In September 2025, the Treasury and the Internal Revenue Service (IRS) issued final regulations implementing key provisions from the SECURE 2.0 Act related to catch-up contributions in workplace retirement plans. These regulations clarify how employers must handle Roth catch-up contributions, increase contribution limits for certain age groups, and provide guidance for plan administrators on compliance. This newsletter breaks down what the final rules say, when they take effect, and what you (whether employer, employee, or plan administrator) need to do to prepare.
What is the Roth Catch-Up Requirement under SECURE 2.0?
Under the SECURE 2.0 Act, certain higher-income employees making catch-up contributions (additional retirement plan contributions allowed for participants age 50 and older) will now be required to designate those contributions as Roth contributions (i.e. after-tax). The final regulations define who is subject to this requirement and how it must be implemented.

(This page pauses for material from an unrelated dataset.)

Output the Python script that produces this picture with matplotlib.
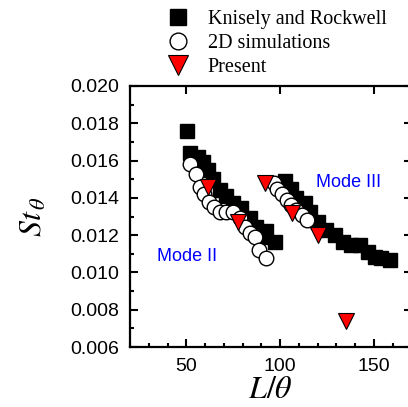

Key Changes from Proposed to Final Regulations
Several modifications were made to the original proposed regulations in response to public comments. Notable changes include:
- Aggregating Wages from Separate Employers: Plan administrators will now be allowed to aggregate wages from certain separate common law employers when determining whether an employee exceeds the income threshold triggering the Roth catch-up requirement.
- Correction of Compliance Failures: There is updated guidance on how to correct failures to comply with the Roth catch-up requirement.
- Deemed Roth Elections: Rules around “deemed Roth elections” have been refined.
- Coverage for Participants in Puerto Rico: Special provisions or adjustments for plans covering participants in Puerto Rico are addressed.
Increased Catch-Up Contribution Limits & SIMPLE Plan Participants
In addition to the Roth designation requirement, SECURE 2.0 increases catch-up contribution limits for employees aged 60 to 63. Also, employees in newly established SIMPLE plans will see changes in how much extra they can contribute. Plan administrators will need to update their contribution rules accordingly.
Effective Dates & Transition Periods
- The Roth catch-up requirement will generally apply to contributions made in taxable years beginning after December 31, 2026.
- There are later applicability dates for certain governmental plans and those maintained under collective bargaining agreements.
- Meanwhile, plans may implement the requirement earlier (before 2027) using a “reasonable, good-faith interpretation” of the law.
- The administrative transition period established under Notice 2023-62 is not extended or modified, meaning it still generally ends December 31, 2025.
What Employers, Employees & Plan Administrators Should Do Now
To comply with the new rules effectively, stakeholders should:
- Review and update plan documents to account for the Roth catch-up requirement and the increased catch-up limits.
- Determine whether employees cross the income threshold using aggregated wages if applicable.
- Update communication/materials so that employees are aware that catch-up contributions may need to be after-tax under Roth rules.
- Train payroll and plan staff on processing Roth contributions, especially for catch-ups, including corrections in case of non-compliance.
- Monitor applicability dates, especially for governmental or collectively bargained plans, to ensure compliance begins at the correct time.
Conclusion
The final regulations issued by Treasury and the IRS under the SECURE 2.0 Act bring more clarity — and some new burden — to retirement plan administration, especially concerning catch-up contributions. The shift toward Roth catch-up contributions for higher-income individuals, coupled with increased limits for certain age groups, means that both employers and employees must be proactive to ensure smooth implementation. Planning ahead, updating necessary documents, and clear communication will be essential to avoid missteps when the rules come fully into force after 2026.